Internet usage boosts Bezeq’s quarterly net
 
 
Internet usage boosts Bezeq’s quarterly net
 
 

Internet usage boosts Bezeq’s quarterly net

Company betting future on fiber optics network for super-fast speeds.

Bezeq is betting its future on a fiber optics network capable of super-fast Internet speeds as it seeks to stay as Israel’s No. 1 telecoms group amid intensifying competition.

Growth in Internet customers fueled Bezeq’s 14% rise in second-quarter profit and the company said Monday it was rapidly deploying a fiber optics network. So far, 200,000 households and businesses have been connected to the network and that is expected to reach over 400,000 by the end of the year.

Bezeq’s push into fiber optics to the home comes as a group led by Sweden’s Viaeuropa and state-owned utility Israel Electric Corporation was chosen by the government to build a nationwide super-fast fiber optics network aimed at competing with Bezeq and cable company HOT. Fiber can provide speeds of one gigabit per second – up to 100 times faster what bis available now.

The number of Bezeq’s active fixed-line subscriber lines fell by nearly 5% in the quarter, but it continued to gain customers for its high-speed Internet services by offering free upgrades to higher speeds. That led to a 5.8% rise in the number of Internet subscribers and a 33.5% jump in profit in the fixed-line segment.
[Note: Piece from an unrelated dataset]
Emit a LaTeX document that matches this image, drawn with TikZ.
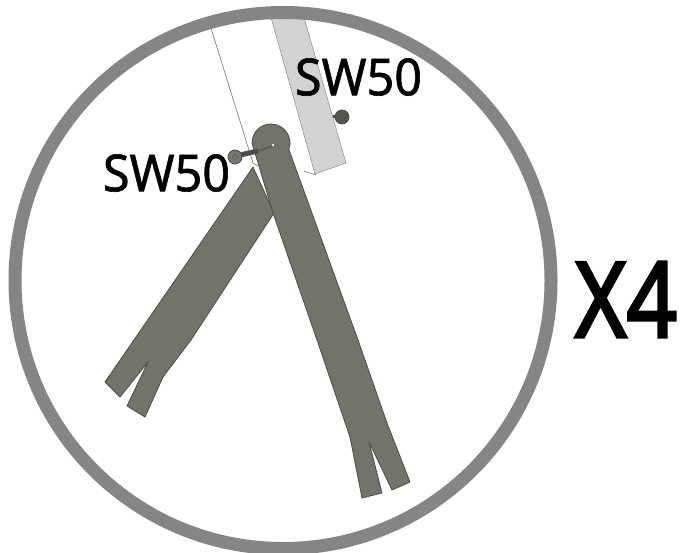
\documentclass[tikz,border=0pt]{standalone}
\usepackage{fontspec}
\setmainfont{Noto Sans}
\newfontfamily\swfont[FakeStretch=0.95,FakeBold=1.2]{Noto Sans}
\newfontfamily\timesfont[FakeStretch=0.84,FakeBold=2.6]{Noto Sans}
\usepackage{xcolor}
\definecolor{ringgrey}{HTML}{858585}
\definecolor{strapgrey}{HTML}{73736c}
\definecolor{strapedge}{HTML}{4c4c48}
\definecolor{tubegrey}{HTML}{d2d2d2}
\definecolor{screwgrey}{HTML}{777772}

\begin{document}
\begin{tikzpicture}[
  x=1pt, y=-1pt,
  ring/.style={draw=ringgrey, line width=13pt},
  tube/.style={draw=black!45, fill=tubegrey, line width=0.5pt},
  outline/.style={draw=black!55, line width=0.6pt},
  strap/.style={draw=strapedge, fill=strapgrey, line width=0.8pt, line join=round},
  screw/.style={circle, draw=strapedge, fill=screwgrey, line width=0.8pt, inner sep=0pt, minimum size=14pt},
  label/.style={font=\swfont\fontsize{51}{51}\selectfont, text=black, inner sep=0pt}
]
\useasboundingbox (0,0) rectangle (684,553);
\fill[white] (0,0) rectangle (684,553);

% Bars behind the ring
\draw[outline] (210,25) -- (253,163) -- (258,166);
\draw[outline] (304,171) -- (316,175);
\draw[tube] (270,14) -- (303,14) -- (346,163) -- (315,174) -- cycle;
\draw[ring] (283,280.5) circle (268);

% Back screw
\draw[strapedge, line width=3pt] (333,117) -- (341,117);
\node[screw, fill=screwgrey!70!black] (screwback) at (342,117) {};

% Straps
\path[strap] (253,167) -- (274,213) -- (191,340) -- (163,377) -- (145,417)
  -- (127,406) -- (148,362) -- (120,397) -- (105,382) -- cycle;
\path[strap] (252,143) arc[start angle=180, end angle=380, radius=19]
  -- (358,340) -- (387,423) -- (410,482) -- (392,490) -- (369,442)
  -- (382,493) -- (362,498) -- (350,437) -- (317,340) -- (273,213) -- cycle;

% Front screw
\draw[black!70, line width=5pt] (240,155) -- (258,151);
\draw[black!70, line width=1pt] (258,151) -- (272,146);
\node[circle, fill=white, inner sep=0pt, minimum size=2.5pt] (screwtip) at (273,145) {};
\node[screw] (screwfront) at (235,157) {};
\node[circle, draw=strapedge, inner sep=0pt, minimum size=5pt] (screwhole) at (235,157) {};

% Labels
\node[label] (swback) at (358.5,77) {SW50};
\node[label] (swfront) at (166.5,173) {SW50};
\node[font=\timesfont\fontsize{105}{105}\selectfont, inner sep=0pt] (times) at (626,299.5) {X4};
\end{tikzpicture}
\end{document}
Helped by cost cutting, Bezeq earned NIS 473 million in the second quarter, above expectations in a Reuters poll that had an average forecast of NIS 429 million. Revenue slipped 9.4% to NIS 2.35 billion to fall short of expectations of NIS 2.38 billion.

Bezeq shares rose 1.7% to NIS 5.96 in Tel Aviv Stock Exchange trading Monday. The company said it would pay a quarterly dividend of NIS 969 million, or just under 36 agorot a share, plus a special dividend of NIS 500 million, the last of six equal payments.

Analysts say Bezeq will struggle in the near term as the market awaits news from the telecoms regulator over the creation of a wholesale market that could force Bezeq and HOT to lease their infrastructure to competitors.

Bezeq’s mobile unit Pelephone posted a 17% fall in profit to NIS 161 million on a 20.3% drop in revenue. But Pelephone, the third-largest mobile operator, said the erosion of revenue in the mobile sector had moderated.

Bezeq reaffirmed a 2013 forecast of net profit of between NIS 1.7 billion and NIS 1.8 billion in net profit and earnings  before interest, tax, depreciation and amortization of up to NIS 4.35 billion.